Foi a partir de ativistas como os que homenagearemos hoje que foram tomadas decisões cruciais – como fazer uma marcha, passeata ou parada; panfletar nos Jardins ou nos bares do “centrão”; passar pela Paulista, cartão postal e coração financeiro de nossa cidade, pela Consolação, que abrigava bares que haviam sido alvo de ataques de gangues intolerantes, e terminar na Praça Roosevelt, onde a existência do bar Corsário, tradicional ponto de encontro da comunidade, vinha sendo alvo de pressão de moradores e policiais. Foi com a empolgação, o empenho e a habilidade desses militantes, que se juntaram outros atores políticos e braços ativistas, que surgiram os primeiros apoios de parlamentares, como é o caso do próprio Vereador Ítalo Cardoso, e de empresários do meio GLS.
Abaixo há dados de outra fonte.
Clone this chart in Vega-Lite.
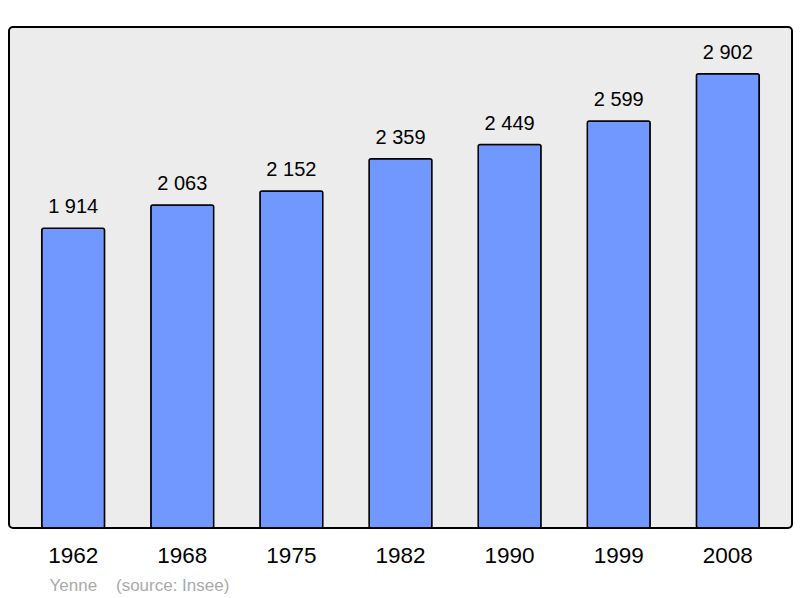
{
  "$schema": "https://vega.github.io/schema/vega-lite/v6.json",
  "width": 783,
  "height": 501,
  "autosize": "none",
  "padding": {"left": 9, "top": 27, "right": 8, "bottom": 70},
  "background": "white",
  "config": {
    "font": "Liberation Sans",
    "locale": {"number": {"decimal": ",", "thousands": " ", "grouping": [3], "currency": ["", " €"]}},
    "view": {"fill": "#ececec", "stroke": "#000000", "strokeWidth": 2, "cornerRadius": 4}
  },
  "data": {
    "values": [
      {"year": "1962", "pop": 1914},
      {"year": "1968", "pop": 2063},
      {"year": "1975", "pop": 2152},
      {"year": "1982", "pop": 2359},
      {"year": "1990", "pop": 2449},
      {"year": "1999", "pop": 2599},
      {"year": "2008", "pop": 2902}
    ]
  },
  "encoding": {
    "x": {
      "field": "year",
      "type": "nominal",
      "sort": null,
      "scale": {"paddingInner": 0.424, "paddingOuter": 0.3},
      "axis": {
        "domain": false,
        "ticks": false,
        "labelAngle": 0,
        "labelFontSize": 22.5,
        "labelColor": "#000000",
        "labelPadding": 16,
        "labelBaseline": "top",
        "title": "Yenne\u00a0\u00a0\u00a0\u00a0(source: Insee)",
        "titleFontSize": 17,
        "titleFontWeight": "normal",
        "titleColor": "#aaaaaa",
        "titleAnchor": "start",
        "titleAlign": "left",
        "titleBaseline": "alphabetic",
        "titleX": 40,
        "titleY": 62
      }
    },
    "y": {
      "field": "pop",
      "type": "quantitative",
      "scale": {"domain": [0, 3200], "nice": false},
      "axis": null
    }
  },
  "layer": [
    {
      "mark": {"type": "bar", "fill": "#7098ff", "stroke": "#000000", "strokeWidth": 1.5, "cornerRadius": 2}
    },
    {
      "mark": {"type": "text", "fontSize": 20, "color": "#000000", "baseline": "alphabetic", "dy": -15},
      "encoding": {"text": {"field": "pop", "type": "quantitative", "format": ",d"}}
    }
  ]
}
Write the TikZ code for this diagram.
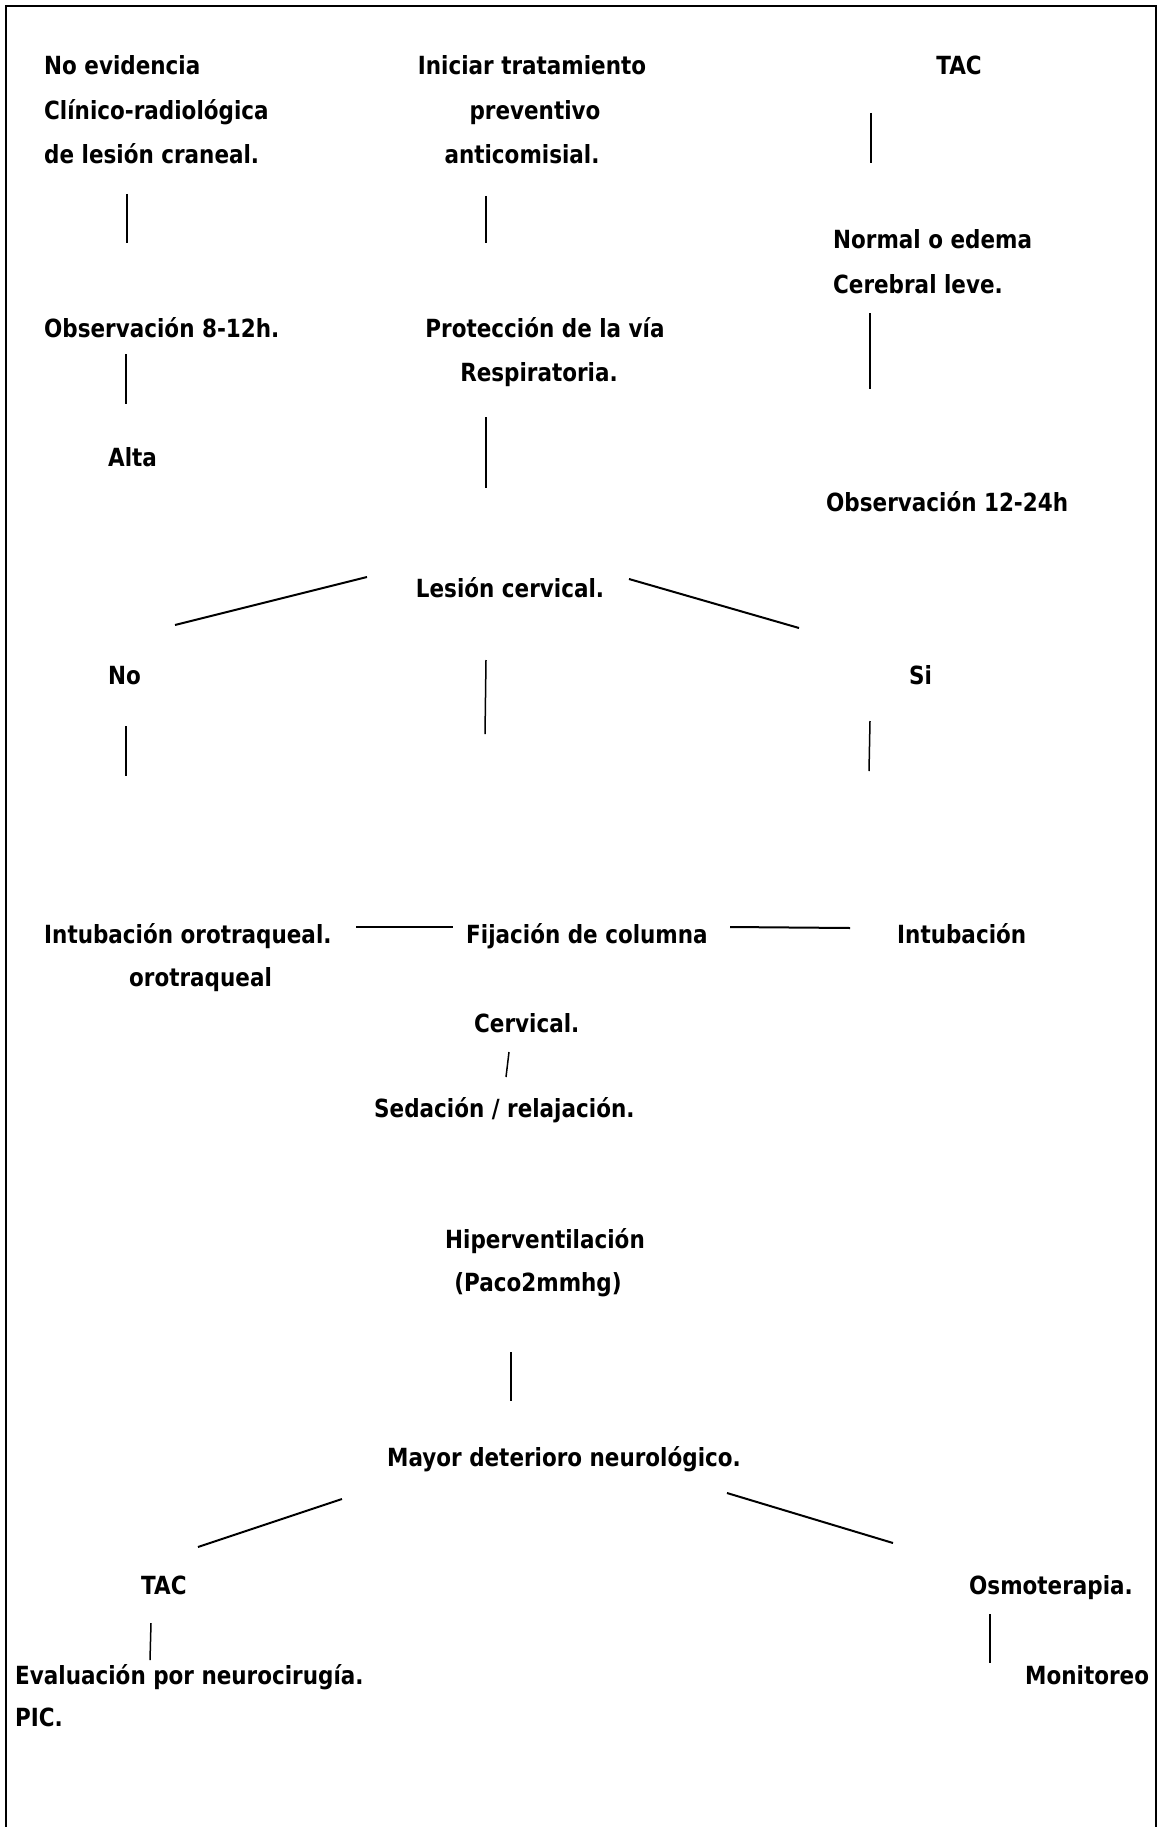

A sensibilidade política dessas pessoas permitiu pensar em como proteger quem tivesse receio de se expor e em como estabelecer meios de diálogo com pessoas da comunidade ou de fora dela que não são ativistas. Isso tudo por meio de uma receita que, como poderiam dizer os organizadores ou participantes daquele primeiro ato de 13 de junho de 1980, não é exatamente nova: luta política, festa e irreverência podem e devem andar juntas. Dizia o material de divulgação da primeira Parada: “Venha montada, desmontada, casada, descasada, solteira, de botas ou de tamanco. Afinal, quem vai notar você no meio da multidão?”. É assim que efetivamente temos mostrado que “somos muitos [e muitas], estamos em todos os lugares e em todas as profissões” e temos colaborado para avançar a luta contra a homofobia no Brasil.
*Regina Facchini é pesquisadora-colaboradora do Núcleo de Estudos de Gênero (Pagu), da Universidade Estadual de Campinas (Unicamp). Entre outros livros, é autora (junto a Júlio Simões) de “Na trilha do arco-íris”, recém-lançado pela EFPA.